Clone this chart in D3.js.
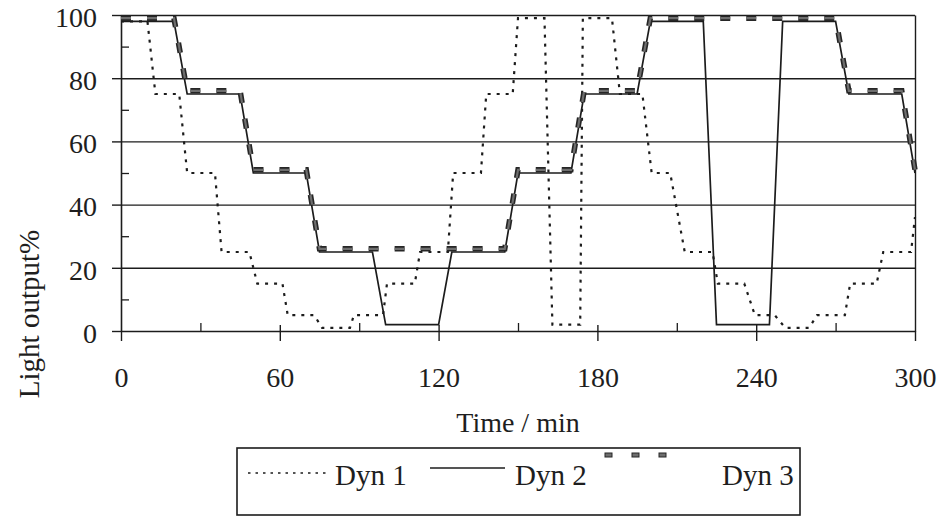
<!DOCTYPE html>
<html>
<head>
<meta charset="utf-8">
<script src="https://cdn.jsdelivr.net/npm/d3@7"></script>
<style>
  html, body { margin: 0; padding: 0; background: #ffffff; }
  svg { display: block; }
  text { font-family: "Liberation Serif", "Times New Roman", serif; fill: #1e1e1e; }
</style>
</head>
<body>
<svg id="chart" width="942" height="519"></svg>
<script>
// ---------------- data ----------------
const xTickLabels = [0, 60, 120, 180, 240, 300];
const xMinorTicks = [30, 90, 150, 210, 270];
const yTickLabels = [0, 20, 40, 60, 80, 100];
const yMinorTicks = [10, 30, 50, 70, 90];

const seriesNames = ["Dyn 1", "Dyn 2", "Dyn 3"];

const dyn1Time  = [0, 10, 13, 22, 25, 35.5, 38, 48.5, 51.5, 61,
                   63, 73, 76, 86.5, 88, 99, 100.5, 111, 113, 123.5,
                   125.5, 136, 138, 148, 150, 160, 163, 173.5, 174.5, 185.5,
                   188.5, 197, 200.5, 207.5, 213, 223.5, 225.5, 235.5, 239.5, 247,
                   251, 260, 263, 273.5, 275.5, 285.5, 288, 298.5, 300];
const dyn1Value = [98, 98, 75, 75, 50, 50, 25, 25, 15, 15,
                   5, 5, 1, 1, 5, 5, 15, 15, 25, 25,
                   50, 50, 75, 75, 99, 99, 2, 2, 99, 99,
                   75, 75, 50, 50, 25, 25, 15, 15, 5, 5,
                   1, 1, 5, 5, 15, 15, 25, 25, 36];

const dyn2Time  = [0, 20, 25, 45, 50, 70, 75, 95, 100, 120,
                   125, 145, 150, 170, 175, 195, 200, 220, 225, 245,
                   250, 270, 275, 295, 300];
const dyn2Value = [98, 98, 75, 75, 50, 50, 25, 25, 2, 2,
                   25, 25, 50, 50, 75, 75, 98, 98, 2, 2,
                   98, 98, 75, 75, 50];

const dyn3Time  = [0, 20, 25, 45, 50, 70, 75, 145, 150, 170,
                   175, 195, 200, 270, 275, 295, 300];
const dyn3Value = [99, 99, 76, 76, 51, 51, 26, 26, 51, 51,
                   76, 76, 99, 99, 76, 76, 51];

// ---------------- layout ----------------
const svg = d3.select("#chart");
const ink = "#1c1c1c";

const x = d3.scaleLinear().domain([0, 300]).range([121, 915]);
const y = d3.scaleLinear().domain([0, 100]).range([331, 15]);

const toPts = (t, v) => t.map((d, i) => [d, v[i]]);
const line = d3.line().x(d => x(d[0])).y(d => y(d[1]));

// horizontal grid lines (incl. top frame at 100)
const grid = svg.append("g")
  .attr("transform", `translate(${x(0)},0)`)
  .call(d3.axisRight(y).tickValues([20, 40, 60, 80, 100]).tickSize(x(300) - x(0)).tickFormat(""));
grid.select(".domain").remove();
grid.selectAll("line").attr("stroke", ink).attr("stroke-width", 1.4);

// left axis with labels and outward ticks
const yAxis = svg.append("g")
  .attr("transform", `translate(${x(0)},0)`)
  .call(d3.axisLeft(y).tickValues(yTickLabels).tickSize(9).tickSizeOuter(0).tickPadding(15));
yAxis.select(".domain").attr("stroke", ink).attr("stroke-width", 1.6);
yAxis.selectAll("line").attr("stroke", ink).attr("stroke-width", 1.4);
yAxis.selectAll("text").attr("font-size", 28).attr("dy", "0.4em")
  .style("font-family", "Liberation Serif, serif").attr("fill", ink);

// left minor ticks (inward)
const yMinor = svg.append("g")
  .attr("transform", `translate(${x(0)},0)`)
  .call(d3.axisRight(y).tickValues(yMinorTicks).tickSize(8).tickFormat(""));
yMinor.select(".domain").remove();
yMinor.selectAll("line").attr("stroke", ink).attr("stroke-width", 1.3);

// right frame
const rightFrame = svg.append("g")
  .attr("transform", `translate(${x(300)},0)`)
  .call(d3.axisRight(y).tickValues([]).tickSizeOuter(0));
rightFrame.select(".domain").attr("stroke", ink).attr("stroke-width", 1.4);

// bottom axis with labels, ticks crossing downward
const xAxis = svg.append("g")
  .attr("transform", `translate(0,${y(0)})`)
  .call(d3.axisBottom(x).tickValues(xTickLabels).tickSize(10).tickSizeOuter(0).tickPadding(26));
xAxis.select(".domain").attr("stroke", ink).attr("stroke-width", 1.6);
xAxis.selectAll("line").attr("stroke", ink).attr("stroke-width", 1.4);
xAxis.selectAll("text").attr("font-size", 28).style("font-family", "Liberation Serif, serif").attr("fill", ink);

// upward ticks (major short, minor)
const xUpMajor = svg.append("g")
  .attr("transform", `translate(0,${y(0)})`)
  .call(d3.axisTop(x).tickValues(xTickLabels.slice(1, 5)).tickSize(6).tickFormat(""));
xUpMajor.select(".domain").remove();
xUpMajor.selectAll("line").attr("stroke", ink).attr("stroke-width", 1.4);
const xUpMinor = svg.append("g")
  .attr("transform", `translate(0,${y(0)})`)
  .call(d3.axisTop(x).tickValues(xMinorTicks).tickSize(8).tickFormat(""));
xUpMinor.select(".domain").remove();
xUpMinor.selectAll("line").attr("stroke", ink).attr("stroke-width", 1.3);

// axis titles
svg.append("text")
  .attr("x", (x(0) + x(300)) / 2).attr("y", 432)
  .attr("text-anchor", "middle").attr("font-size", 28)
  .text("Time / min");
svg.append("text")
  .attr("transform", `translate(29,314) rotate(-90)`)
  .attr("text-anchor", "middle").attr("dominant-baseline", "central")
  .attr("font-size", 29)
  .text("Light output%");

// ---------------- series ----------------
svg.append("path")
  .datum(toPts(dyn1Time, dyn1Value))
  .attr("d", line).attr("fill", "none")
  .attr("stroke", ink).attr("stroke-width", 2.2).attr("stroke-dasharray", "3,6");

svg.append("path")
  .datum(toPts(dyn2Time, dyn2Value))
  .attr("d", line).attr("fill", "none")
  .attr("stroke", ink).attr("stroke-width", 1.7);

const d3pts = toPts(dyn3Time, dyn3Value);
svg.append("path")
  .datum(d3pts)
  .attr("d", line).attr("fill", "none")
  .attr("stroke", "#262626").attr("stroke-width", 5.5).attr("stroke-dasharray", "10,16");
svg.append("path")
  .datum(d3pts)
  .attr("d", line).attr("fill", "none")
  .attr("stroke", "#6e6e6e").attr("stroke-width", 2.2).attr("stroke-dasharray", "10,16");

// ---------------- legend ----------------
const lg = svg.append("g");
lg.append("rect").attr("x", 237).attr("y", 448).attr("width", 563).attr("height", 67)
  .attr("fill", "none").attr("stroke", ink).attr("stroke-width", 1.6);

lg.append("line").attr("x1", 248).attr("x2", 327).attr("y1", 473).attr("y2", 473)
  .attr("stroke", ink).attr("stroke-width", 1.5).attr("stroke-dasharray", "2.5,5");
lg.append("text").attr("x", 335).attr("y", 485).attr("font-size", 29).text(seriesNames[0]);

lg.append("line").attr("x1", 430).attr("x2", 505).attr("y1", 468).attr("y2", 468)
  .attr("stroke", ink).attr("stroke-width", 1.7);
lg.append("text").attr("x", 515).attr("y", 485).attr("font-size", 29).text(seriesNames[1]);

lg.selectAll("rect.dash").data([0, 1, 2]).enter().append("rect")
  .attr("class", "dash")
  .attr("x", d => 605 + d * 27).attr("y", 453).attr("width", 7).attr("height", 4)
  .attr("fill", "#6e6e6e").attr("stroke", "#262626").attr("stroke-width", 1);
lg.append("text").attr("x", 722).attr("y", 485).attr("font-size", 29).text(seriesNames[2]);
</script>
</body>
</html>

***

Aim of the task>
Tell how many lines in the material contain the word "chart". Only the number is wanted.

Result for this exercise>
3